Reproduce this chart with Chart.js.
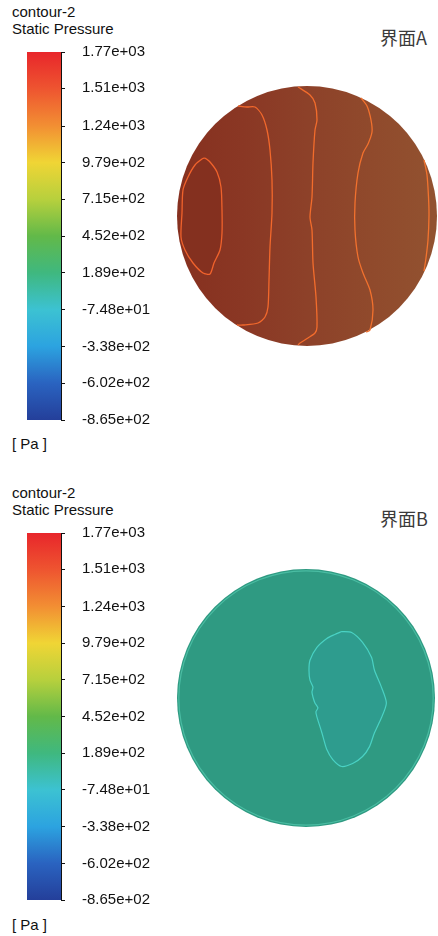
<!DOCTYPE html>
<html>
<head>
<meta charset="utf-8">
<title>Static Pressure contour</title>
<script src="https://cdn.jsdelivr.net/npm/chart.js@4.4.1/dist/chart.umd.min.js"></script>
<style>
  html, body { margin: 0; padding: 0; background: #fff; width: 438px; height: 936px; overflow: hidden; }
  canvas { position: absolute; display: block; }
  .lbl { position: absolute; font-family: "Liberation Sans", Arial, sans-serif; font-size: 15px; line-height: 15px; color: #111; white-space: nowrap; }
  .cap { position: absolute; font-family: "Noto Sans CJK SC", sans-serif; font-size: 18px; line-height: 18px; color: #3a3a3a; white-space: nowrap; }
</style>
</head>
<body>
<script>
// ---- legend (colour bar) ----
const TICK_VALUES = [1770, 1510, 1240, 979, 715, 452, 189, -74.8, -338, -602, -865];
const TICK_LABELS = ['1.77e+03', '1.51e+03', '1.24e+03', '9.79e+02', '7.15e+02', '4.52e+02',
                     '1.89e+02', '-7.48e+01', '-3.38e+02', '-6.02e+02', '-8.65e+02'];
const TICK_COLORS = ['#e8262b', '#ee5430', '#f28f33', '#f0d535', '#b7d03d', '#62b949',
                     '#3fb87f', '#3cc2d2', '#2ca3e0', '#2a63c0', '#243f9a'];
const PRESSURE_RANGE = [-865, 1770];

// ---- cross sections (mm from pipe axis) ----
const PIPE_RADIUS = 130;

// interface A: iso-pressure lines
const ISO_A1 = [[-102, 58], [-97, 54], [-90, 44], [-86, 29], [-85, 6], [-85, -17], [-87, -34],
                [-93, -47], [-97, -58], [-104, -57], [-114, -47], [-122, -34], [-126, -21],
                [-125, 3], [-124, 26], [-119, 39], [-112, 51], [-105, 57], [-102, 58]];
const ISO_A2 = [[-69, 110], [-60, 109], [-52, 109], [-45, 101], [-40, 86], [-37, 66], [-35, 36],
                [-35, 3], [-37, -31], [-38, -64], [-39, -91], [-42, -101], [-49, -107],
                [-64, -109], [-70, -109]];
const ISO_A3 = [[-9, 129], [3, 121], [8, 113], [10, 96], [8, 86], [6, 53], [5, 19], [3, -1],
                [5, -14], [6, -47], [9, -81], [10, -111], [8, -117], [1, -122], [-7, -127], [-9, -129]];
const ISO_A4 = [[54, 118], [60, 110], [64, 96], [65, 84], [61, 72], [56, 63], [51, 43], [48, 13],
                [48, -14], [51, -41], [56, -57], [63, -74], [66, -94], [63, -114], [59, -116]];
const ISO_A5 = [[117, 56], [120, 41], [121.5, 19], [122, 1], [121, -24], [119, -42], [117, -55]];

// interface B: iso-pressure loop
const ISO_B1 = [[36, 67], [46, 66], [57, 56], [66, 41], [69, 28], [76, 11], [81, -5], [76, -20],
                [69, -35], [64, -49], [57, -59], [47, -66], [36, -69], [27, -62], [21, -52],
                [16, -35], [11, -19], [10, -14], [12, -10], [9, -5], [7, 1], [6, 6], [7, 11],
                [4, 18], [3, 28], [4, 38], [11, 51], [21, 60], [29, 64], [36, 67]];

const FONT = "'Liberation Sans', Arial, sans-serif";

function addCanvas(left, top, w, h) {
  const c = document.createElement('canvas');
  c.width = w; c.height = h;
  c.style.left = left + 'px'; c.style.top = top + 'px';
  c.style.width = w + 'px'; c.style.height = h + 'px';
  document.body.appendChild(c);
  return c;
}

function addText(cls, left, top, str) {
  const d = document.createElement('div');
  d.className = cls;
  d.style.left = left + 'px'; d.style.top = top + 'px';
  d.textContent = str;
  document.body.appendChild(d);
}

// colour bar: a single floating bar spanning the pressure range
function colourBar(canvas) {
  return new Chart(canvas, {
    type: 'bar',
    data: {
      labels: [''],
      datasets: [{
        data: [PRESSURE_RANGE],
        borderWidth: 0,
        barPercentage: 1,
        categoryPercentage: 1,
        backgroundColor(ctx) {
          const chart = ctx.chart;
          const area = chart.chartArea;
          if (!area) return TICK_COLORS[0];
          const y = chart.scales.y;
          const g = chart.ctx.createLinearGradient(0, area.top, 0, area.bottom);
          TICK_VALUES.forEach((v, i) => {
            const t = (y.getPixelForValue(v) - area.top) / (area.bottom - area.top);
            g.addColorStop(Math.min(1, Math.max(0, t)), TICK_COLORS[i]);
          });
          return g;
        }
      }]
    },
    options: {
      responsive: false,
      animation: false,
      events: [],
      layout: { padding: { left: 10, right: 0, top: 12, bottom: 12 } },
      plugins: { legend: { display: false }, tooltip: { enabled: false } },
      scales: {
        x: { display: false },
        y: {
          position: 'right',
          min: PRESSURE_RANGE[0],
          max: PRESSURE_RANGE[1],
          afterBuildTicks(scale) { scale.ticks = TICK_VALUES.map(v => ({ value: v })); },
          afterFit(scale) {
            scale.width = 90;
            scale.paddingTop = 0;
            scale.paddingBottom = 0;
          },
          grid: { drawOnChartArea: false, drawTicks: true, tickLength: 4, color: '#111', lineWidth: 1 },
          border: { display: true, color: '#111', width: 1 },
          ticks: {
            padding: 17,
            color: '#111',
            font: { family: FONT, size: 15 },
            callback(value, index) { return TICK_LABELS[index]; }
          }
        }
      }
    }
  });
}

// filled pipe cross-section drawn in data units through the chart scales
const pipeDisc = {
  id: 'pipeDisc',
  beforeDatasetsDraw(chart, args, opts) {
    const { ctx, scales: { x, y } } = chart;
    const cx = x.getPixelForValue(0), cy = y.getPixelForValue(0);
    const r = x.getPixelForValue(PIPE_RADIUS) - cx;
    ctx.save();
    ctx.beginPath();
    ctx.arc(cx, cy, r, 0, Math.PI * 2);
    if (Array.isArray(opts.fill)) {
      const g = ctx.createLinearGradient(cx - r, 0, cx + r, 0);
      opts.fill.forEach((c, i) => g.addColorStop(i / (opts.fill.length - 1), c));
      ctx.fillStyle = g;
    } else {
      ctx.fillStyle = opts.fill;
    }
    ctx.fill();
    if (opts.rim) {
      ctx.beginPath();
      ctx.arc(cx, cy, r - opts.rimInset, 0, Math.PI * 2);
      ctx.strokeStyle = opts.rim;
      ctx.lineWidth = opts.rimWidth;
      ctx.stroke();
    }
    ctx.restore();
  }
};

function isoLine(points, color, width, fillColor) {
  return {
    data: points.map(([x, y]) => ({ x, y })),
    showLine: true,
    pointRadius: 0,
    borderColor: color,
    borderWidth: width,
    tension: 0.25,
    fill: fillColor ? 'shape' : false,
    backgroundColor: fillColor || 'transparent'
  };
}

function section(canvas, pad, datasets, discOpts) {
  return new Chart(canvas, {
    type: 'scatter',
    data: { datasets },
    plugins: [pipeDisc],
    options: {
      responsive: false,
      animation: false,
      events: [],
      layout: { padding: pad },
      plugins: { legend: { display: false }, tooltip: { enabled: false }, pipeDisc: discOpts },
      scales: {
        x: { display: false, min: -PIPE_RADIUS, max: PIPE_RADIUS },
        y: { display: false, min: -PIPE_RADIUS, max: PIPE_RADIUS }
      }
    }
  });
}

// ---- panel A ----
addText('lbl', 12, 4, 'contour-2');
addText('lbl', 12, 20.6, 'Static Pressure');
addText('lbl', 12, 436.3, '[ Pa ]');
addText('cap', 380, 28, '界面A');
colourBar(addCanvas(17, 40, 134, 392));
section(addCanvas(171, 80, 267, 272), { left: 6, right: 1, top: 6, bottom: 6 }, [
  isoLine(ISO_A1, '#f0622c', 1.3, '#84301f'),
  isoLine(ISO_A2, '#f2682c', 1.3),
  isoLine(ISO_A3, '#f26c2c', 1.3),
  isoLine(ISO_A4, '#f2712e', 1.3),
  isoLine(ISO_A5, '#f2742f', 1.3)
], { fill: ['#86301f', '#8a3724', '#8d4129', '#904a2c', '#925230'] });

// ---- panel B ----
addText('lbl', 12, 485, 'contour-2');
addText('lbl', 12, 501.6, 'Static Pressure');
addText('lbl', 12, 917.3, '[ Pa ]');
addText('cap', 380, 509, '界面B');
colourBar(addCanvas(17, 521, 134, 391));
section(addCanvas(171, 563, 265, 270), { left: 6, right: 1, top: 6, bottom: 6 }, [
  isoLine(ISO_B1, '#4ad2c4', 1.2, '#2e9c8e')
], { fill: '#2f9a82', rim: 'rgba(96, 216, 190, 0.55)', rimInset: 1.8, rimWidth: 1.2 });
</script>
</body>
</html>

------------------------------------

Required work – Everything from the top line of the data down to and including the line with "const PIPE_RADIUS = 130;" is to be copied, except the pictures.

The result –
Reproduce this chart with Chart.js.
<!DOCTYPE html>
<html>
<head>
<meta charset="utf-8">
<title>Static Pressure contour</title>
<script src="https://cdn.jsdelivr.net/npm/chart.js@4.4.1/dist/chart.umd.min.js"></script>
<style>
  html, body { margin: 0; padding: 0; background: #fff; width: 438px; height: 936px; overflow: hidden; }
  canvas { position: absolute; display: block; }
  .lbl { position: absolute; font-family: "Liberation Sans", Arial, sans-serif; font-size: 15px; line-height: 15px; color: #111; white-space: nowrap; }
  .cap { position: absolute; font-family: "Noto Sans CJK SC", sans-serif; font-size: 18px; line-height: 18px; color: #3a3a3a; white-space: nowrap; }
</style>
</head>
<body>
<script>
// ---- legend (colour bar) ----
const TICK_VALUES = [1770, 1510, 1240, 979, 715, 452, 189, -74.8, -338, -602, -865];
const TICK_LABELS = ['1.77e+03', '1.51e+03', '1.24e+03', '9.79e+02', '7.15e+02', '4.52e+02',
                     '1.89e+02', '-7.48e+01', '-3.38e+02', '-6.02e+02', '-8.65e+02'];
const TICK_COLORS = ['#e8262b', '#ee5430', '#f28f33', '#f0d535', '#b7d03d', '#62b949',
                     '#3fb87f', '#3cc2d2', '#2ca3e0', '#2a63c0', '#243f9a'];
const PRESSURE_RANGE = [-865, 1770];

// ---- cross sections (mm from pipe axis) ----
const PIPE_RADIUS = 130;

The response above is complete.